Exercise material -

^^^^^^^^^^^^^^^^

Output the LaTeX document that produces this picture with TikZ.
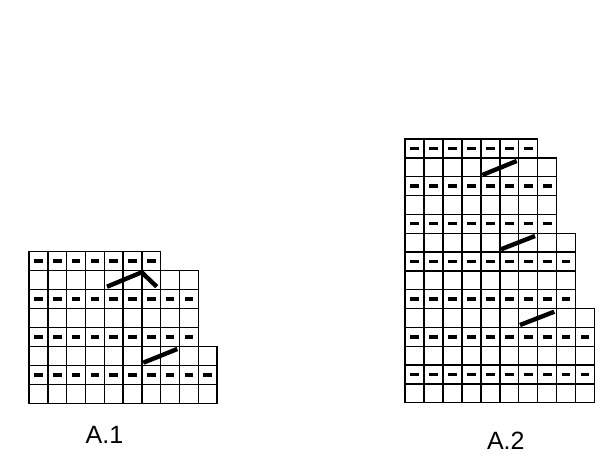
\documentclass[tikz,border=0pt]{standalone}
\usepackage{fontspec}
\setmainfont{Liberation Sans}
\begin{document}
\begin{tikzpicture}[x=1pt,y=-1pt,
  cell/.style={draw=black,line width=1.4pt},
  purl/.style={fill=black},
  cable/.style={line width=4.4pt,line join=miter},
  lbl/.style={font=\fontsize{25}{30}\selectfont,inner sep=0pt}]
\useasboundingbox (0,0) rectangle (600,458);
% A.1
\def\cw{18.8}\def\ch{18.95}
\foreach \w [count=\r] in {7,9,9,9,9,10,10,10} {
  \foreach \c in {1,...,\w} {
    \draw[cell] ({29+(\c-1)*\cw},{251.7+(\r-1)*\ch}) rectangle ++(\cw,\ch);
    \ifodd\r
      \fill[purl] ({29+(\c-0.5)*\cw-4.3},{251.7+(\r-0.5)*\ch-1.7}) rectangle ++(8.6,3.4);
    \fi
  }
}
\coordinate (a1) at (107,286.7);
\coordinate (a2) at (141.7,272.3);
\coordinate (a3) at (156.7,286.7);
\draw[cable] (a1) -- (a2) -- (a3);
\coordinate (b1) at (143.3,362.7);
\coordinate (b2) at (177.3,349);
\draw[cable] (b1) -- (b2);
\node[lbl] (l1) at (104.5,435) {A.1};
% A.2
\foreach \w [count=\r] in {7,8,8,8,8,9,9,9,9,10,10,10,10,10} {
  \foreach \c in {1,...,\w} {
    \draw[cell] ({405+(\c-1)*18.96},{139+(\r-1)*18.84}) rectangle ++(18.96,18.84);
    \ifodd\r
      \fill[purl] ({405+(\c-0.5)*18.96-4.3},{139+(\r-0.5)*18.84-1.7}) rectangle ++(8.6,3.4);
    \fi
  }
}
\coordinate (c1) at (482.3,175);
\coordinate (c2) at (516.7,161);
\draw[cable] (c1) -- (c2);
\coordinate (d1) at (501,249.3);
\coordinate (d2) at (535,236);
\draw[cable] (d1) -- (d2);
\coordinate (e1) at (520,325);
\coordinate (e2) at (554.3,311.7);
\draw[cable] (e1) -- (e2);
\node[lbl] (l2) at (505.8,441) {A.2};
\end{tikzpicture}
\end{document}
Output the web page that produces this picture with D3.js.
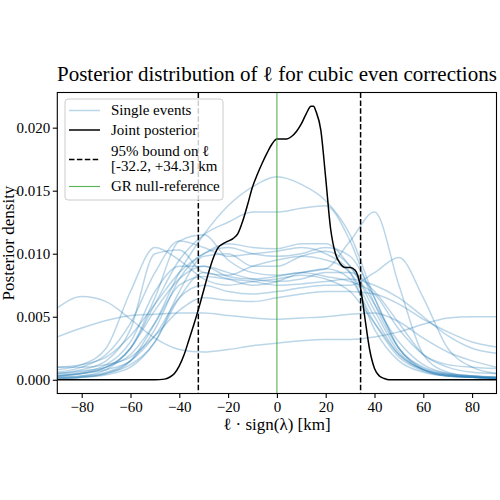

^^^^^^^^^^^^^^^^

Work instructions -
Quote each line of the listing exactly, but leave the pictures out.

The answer -
Output the LaTeX document that produces this picture with TikZ.
\documentclass[tikz,border=0pt]{standalone}
\usepackage{fontspec}
\setmainfont{Liberation Sans}
\begin{document}
\begin{tikzpicture}[x=1pt,y=-1pt,
  cell/.style={draw=black,line width=1.4pt},
  purl/.style={fill=black},
  cable/.style={line width=4.4pt,line join=miter},
  lbl/.style={font=\fontsize{25}{30}\selectfont,inner sep=0pt}]
\useasboundingbox (0,0) rectangle (600,458);
% A.1
\def\cw{18.8}\def\ch{18.95}
\foreach \w [count=\r] in {7,9,9,9,9,10,10,10} {
  \foreach \c in {1,...,\w} {
    \draw[cell] ({29+(\c-1)*\cw},{251.7+(\r-1)*\ch}) rectangle ++(\cw,\ch);
    \ifodd\r
      \fill[purl] ({29+(\c-0.5)*\cw-4.3},{251.7+(\r-0.5)*\ch-1.7}) rectangle ++(8.6,3.4);
    \fi
  }
}
\coordinate (a1) at (107,286.7);
\coordinate (a2) at (141.7,272.3);
\coordinate (a3) at (156.7,286.7);
\draw[cable] (a1) -- (a2) -- (a3);
\coordinate (b1) at (143.3,362.7);
\coordinate (b2) at (177.3,349);
\draw[cable] (b1) -- (b2);
\node[lbl] (l1) at (104.5,435) {A.1};
% A.2
\foreach \w [count=\r] in {7,8,8,8,8,9,9,9,9,10,10,10,10,10} {
  \foreach \c in {1,...,\w} {
    \draw[cell] ({405+(\c-1)*18.96},{139+(\r-1)*18.84}) rectangle ++(18.96,18.84);
    \ifodd\r
      \fill[purl] ({405+(\c-0.5)*18.96-4.3},{139+(\r-0.5)*18.84-1.7}) rectangle ++(8.6,3.4);
    \fi
  }
}
\coordinate (c1) at (482.3,175);
\coordinate (c2) at (516.7,161);
\draw[cable] (c1) -- (c2);
\coordinate (d1) at (501,249.3);
\coordinate (d2) at (535,236);
\draw[cable] (d1) -- (d2);
\coordinate (e1) at (520,325);
\coordinate (e2) at (554.3,311.7);
\draw[cable] (e1) -- (e2);
\node[lbl] (l2) at (505.8,441) {A.2};
\end{tikzpicture}
\end{document}
Output the web page that produces this picture with D3.js.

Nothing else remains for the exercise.